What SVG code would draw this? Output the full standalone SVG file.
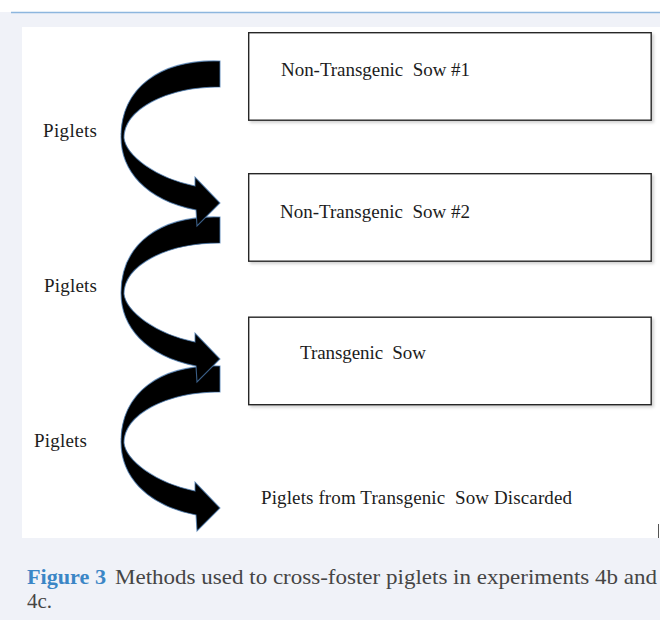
<svg xmlns="http://www.w3.org/2000/svg" xmlns:xlink="http://www.w3.org/1999/xlink" width="660" height="620" viewBox="0 0 660 620">
  <style>
    .box { fill: #ffffff; stroke: #262626; stroke-width: 1.4; }
    .lbl { font-family: "Liberation Serif", "Times New Roman", serif; font-size: 19px; fill: #1c1c1c; white-space: pre; }
    .arrow { fill: #000000; stroke: #4d7db3; stroke-width: 1.1; stroke-opacity: 0.75; stroke-linejoin: miter; }
    .cap { font-family: "Liberation Serif", "Times New Roman", serif; font-size: 22px; fill: #454545; }
    .capb { font-family: "Liberation Serif", "Times New Roman", serif; font-size: 22px; font-weight: bold; fill: #3b86c6; }
  </style>
  <defs>
    <filter id="shadow" x="-5%" y="-10%" width="112%" height="125%">
      <feDropShadow dx="2" dy="2" stdDeviation="1.5" flood-color="#000" flood-opacity="0.18"/>
    </filter>
    <path id="curvedArrow" d="M220,61 C160,59 121,88 121,137 C121,170 145,200 196,210 L197,226 L220,203 L195,177 L195,186 C155,178 126,155 124,138 C124,110 165,87 220,87 Z"/>
  </defs>

  <!-- page background -->
  <rect x="0" y="0" width="660" height="620" fill="#ffffff"/>
  <rect x="0" y="12" width="660" height="608" fill="#f0f2f8"/>
  <line x1="11" y1="12.5" x2="660" y2="12.5" stroke="#8db6de" stroke-width="1.3"/>
  <rect x="22" y="27" width="638" height="511" fill="#ffffff"/>
  <line x1="658.5" y1="524" x2="658.5" y2="538" stroke="#555" stroke-width="1"/>

  <!-- connectors -->
  <g id="connectors">
    <use xlink:href="#curvedArrow" class="arrow" transform="translate(0,305)"/>
    <use xlink:href="#curvedArrow" class="arrow" transform="translate(0,156)"/>
    <use xlink:href="#curvedArrow" class="arrow"/>
  </g>

  <!-- nodes -->
  <g id="sow1">
    <rect class="box" x="248.7" y="32.7" width="402.5" height="87.5" filter="url(#shadow)"/>
    <text class="lbl" x="281" y="76" textLength="189" lengthAdjust="spacing" xml:space="preserve">Non-Transgenic  Sow #1</text>
  </g>
  <g id="sow2">
    <rect class="box" x="248.7" y="173.7" width="402.5" height="87.5" filter="url(#shadow)"/>
    <text class="lbl" x="280" y="218" textLength="190" lengthAdjust="spacing" xml:space="preserve">Non-Transgenic  Sow #2</text>
  </g>
  <g id="sow3">
    <rect class="box" x="248.7" y="317.2" width="402.5" height="87.5" filter="url(#shadow)"/>
    <text class="lbl" x="300" y="359" textLength="126" lengthAdjust="spacing" xml:space="preserve">Transgenic  Sow</text>
  </g>
  <g id="discarded">
    <text class="lbl" x="261" y="504" textLength="311" lengthAdjust="spacing" xml:space="preserve">Piglets from Transgenic  Sow Discarded</text>
  </g>
  <g id="piglets1">
    <text class="lbl" x="43" y="137" textLength="54" lengthAdjust="spacing">Piglets</text>
  </g>
  <g id="piglets2">
    <text class="lbl" x="44" y="292" textLength="53" lengthAdjust="spacing">Piglets</text>
  </g>
  <g id="piglets3">
    <text class="lbl" x="34" y="447" textLength="53" lengthAdjust="spacing">Piglets</text>
  </g>

  <!-- caption -->
  <g id="caption">
    <text class="capb" x="27" y="584" textLength="79" lengthAdjust="spacingAndGlyphs">Figure 3</text>
    <text class="cap" x="115" y="584" textLength="542" lengthAdjust="spacingAndGlyphs">Methods used to cross-foster piglets in experiments 4b and</text>
    <text class="cap" x="27" y="608" textLength="25" lengthAdjust="spacingAndGlyphs">4c.</text>
  </g>
</svg>
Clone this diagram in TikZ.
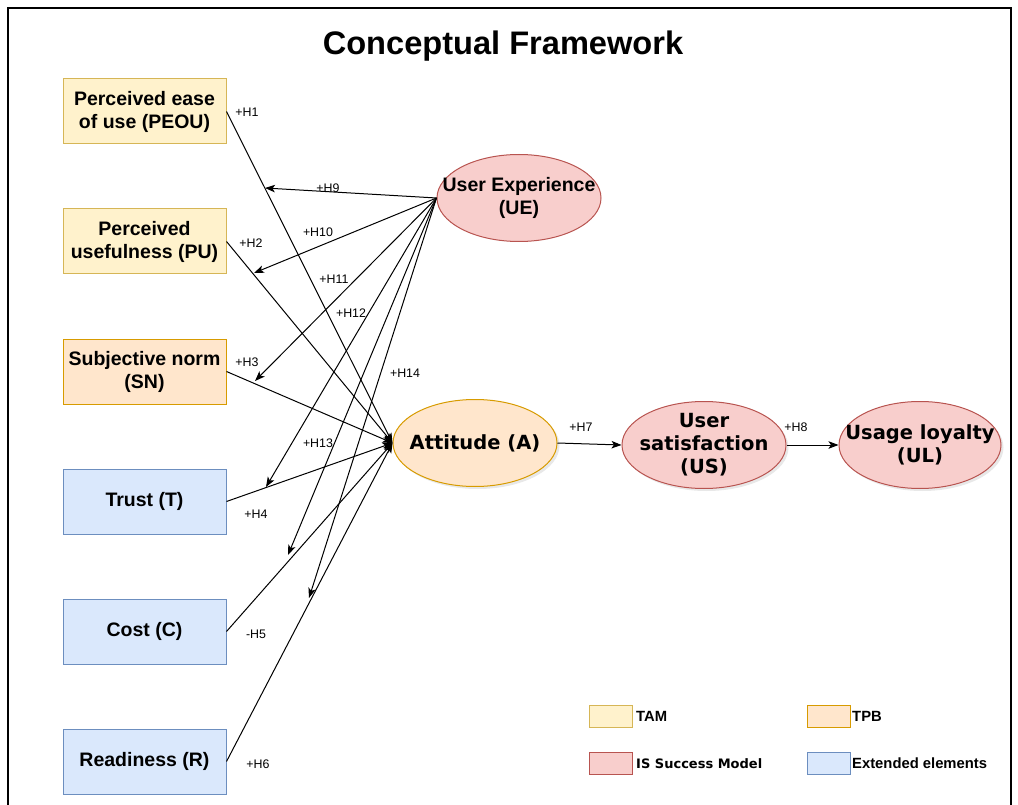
\documentclass[tikz,border=0pt]{standalone}
\usepackage{fontspec}
\setmainfont{Liberation Sans}
\newfontfamily\dejavu{DejaVu Sans}
\usetikzlibrary{shapes.geometric,arrows.meta,shadows}

\definecolor{tamfill}{HTML}{FFF2CC}
\definecolor{tamdraw}{HTML}{D6B656}
\definecolor{tpbfill}{HTML}{FFE6CC}
\definecolor{tpbdraw}{HTML}{D79B00}
\definecolor{isfill}{HTML}{F8CECC}
\definecolor{isdraw}{HTML}{B85450}
\definecolor{extfill}{HTML}{DAE8FC}
\definecolor{extdraw}{HTML}{6C8EBF}

\begin{document}
\begin{tikzpicture}[x=1pt,y=-1pt,
  construct/.style={draw, rectangle, minimum width=163pt, minimum height=65pt, inner sep=0pt,
    align=center, line width=1pt, font=\fontsize{19.5}{23}\selectfont\bfseries},
  tam/.style={construct, fill=tamfill, draw=tamdraw},
  tpb/.style={construct, fill=tpbfill, draw=tpbdraw},
  ext/.style={construct, fill=extfill, draw=extdraw},
  oval/.style={draw, ellipse, minimum width=164pt, minimum height=87pt, inner sep=0pt, line width=1pt},
  ovaltext/.style={inner sep=0pt, align=center, font=\fontsize{19.5}{23}\dejavu\bfseries},
  shade/.style={drop shadow={opacity=0.18, shadow xshift=2.5pt, shadow yshift=-2.5pt}},
  hyp/.style={-{Stealth[length=10pt,width=7.5pt,inset=2.5pt]}, line width=1pt},
  hlabel/.style={inner sep=0pt, font=\fontsize{12.4}{14}\selectfont},
  legbox/.style={draw, minimum width=43pt, minimum height=22pt, inner sep=0pt, line width=1pt},
  legtext/.style={anchor=west, inner sep=0pt, font=\fontsize{14.8}{16}\selectfont\bfseries}]
  \useasboundingbox (0,0) rectangle (1018,805);
  \draw[line width=1.5pt] (8,805) -- (8,8) -- (1011,8) -- (1011,805);

  \node[font=\fontsize{32.6}{38}\selectfont\bfseries] (title) at (503,46) {Conceptual Framework};

  \node[tam] (peou) at (144.5,111.5) {Perceived ease\\of use (PEOU)};
  \node[tam] (pu) at (144.5,241.5) {Perceived\\usefulness (PU)};
  \node[tpb] (sn) at (144.5,371.5) {Subjective norm\\(SN)};
  \node[ext] (trust) at (144.5,501.5) {Trust (T)};
  \node[ext] (cost) at (144.5,631.5) {Cost (C)};
  \node[ext] (ready) at (144.5,761.5) {Readiness (R)};

  \node[oval, fill=isfill, draw=isdraw,
    label={[ovaltext, font=\fontsize{19.5}{23}\selectfont\bfseries]center:{User Experience\\(UE)}}] (ue) at (519,198) {};
  \node[oval, shade, fill=tpbfill, draw=tpbdraw,
    label={[ovaltext]center:{Attitude (A)}}] (att) at (475,443) {};
  \node[oval, shade, fill=isfill, draw=isdraw,
    label={[ovaltext]center:{User\\satisfaction\\(US)}}] (us) at (704,445) {};
  \node[oval, shade, fill=isfill, draw=isdraw, minimum width=162pt,
    label={[ovaltext]center:{Usage loyalty\\(UL)}}] (ul) at (920,445) {};

  \coordinate (t9) at (265,188);
  \coordinate (t10) at (254,273);
  \coordinate (t11) at (255,381);
  \coordinate (t12) at (266,487);
  \coordinate (t13) at (288,555);
  \coordinate (t14) at (309,598);

  \draw[hyp] (peou.east) -- (att.west);
  \draw[hyp] (pu.east) -- (att.west);
  \draw[hyp] (sn.east) -- (att.west);
  \draw[hyp] (trust.east) -- (att.west);
  \draw[hyp] (cost.east) -- (att.west);
  \draw[hyp] (ready.east) -- (att.west);
  \foreach \k in {9,...,14}
    \draw[hyp] (ue.west) -- (t\k);
  \draw[hyp] (att.east) -- (us.west);
  \draw[hyp] (us.east) -- (ul.west);

  \node[hlabel] (h1) at (247,112) {+H1};
  \node[hlabel] (h2) at (251,243) {+H2};
  \node[hlabel] (h3) at (247,362) {+H3};
  \node[hlabel] (h4) at (256,514) {+H4};
  \node[hlabel] (h5) at (256,634) {-H5};
  \node[hlabel] (h6) at (258,764) {+H6};
  \node[hlabel] (h7) at (581,427) {+H7};
  \node[hlabel] (h8) at (796,427) {+H8};
  \node[hlabel] (h9) at (328,188) {+H9};
  \node[hlabel] (h10) at (318,232) {+H10};
  \node[hlabel] (h11) at (334,279) {+H11};
  \node[hlabel] (h12) at (351,313) {+H12};
  \node[hlabel] (h13) at (318,443) {+H13};
  \node[hlabel] (h14) at (405,373) {+H14};

  \node[legbox, fill=tamfill, draw=tamdraw] (ktam) at (611,716) {};
  \node[legtext] (ttam) at (636,716) {TAM};
  \node[legbox, fill=tpbfill, draw=tpbdraw] (ktpb) at (828.5,716) {};
  \node[legtext] (ttpb) at (852,716) {TPB};
  \node[legbox, fill=isfill, draw=isdraw] (kis) at (611,763.5) {};
  \node[legtext, font=\fontsize{13}{15}\dejavu\bfseries] (tis) at (636,763.5) {IS Success Model};
  \node[legbox, fill=extfill, draw=extdraw] (kext) at (828.5,763.5) {};
  \node[legtext] (text) at (852,763.5) {Extended elements};
\end{tikzpicture}
\end{document}
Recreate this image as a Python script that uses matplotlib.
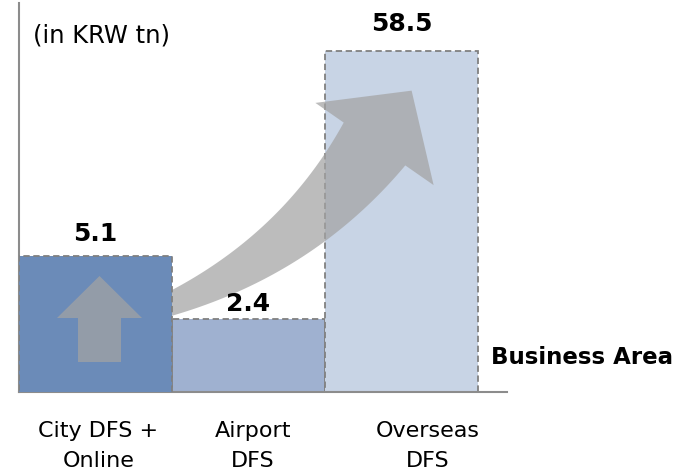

▶ [Exercise]: Give back exactly the lines from the one that holds "Clone this diagram in TikZ." to the one that holds "(title) at (503,46)", with both ends and without the images.

▶ [Output of the task]:
Clone this diagram in TikZ.
\documentclass[tikz,border=0pt]{standalone}
\usepackage{fontspec}
\setmainfont{Liberation Sans}
\newfontfamily\dejavu{DejaVu Sans}
\usetikzlibrary{shapes.geometric,arrows.meta,shadows}

\definecolor{tamfill}{HTML}{FFF2CC}
\definecolor{tamdraw}{HTML}{D6B656}
\definecolor{tpbfill}{HTML}{FFE6CC}
\definecolor{tpbdraw}{HTML}{D79B00}
\definecolor{isfill}{HTML}{F8CECC}
\definecolor{isdraw}{HTML}{B85450}
\definecolor{extfill}{HTML}{DAE8FC}
\definecolor{extdraw}{HTML}{6C8EBF}

\begin{document}
\begin{tikzpicture}[x=1pt,y=-1pt,
  construct/.style={draw, rectangle, minimum width=163pt, minimum height=65pt, inner sep=0pt,
    align=center, line width=1pt, font=\fontsize{19.5}{23}\selectfont\bfseries},
  tam/.style={construct, fill=tamfill, draw=tamdraw},
  tpb/.style={construct, fill=tpbfill, draw=tpbdraw},
  ext/.style={construct, fill=extfill, draw=extdraw},
  oval/.style={draw, ellipse, minimum width=164pt, minimum height=87pt, inner sep=0pt, line width=1pt},
  ovaltext/.style={inner sep=0pt, align=center, font=\fontsize{19.5}{23}\dejavu\bfseries},
  shade/.style={drop shadow={opacity=0.18, shadow xshift=2.5pt, shadow yshift=-2.5pt}},
  hyp/.style={-{Stealth[length=10pt,width=7.5pt,inset=2.5pt]}, line width=1pt},
  hlabel/.style={inner sep=0pt, font=\fontsize{12.4}{14}\selectfont},
  legbox/.style={draw, minimum width=43pt, minimum height=22pt, inner sep=0pt, line width=1pt},
  legtext/.style={anchor=west, inner sep=0pt, font=\fontsize{14.8}{16}\selectfont\bfseries}]
  \useasboundingbox (0,0) rectangle (1018,805);
  \draw[line width=1.5pt] (8,805) -- (8,8) -- (1011,8) -- (1011,805);

  \node[font=\fontsize{32.6}{38}\selectfont\bfseries] (title) at (503,46) {Conceptual Framework};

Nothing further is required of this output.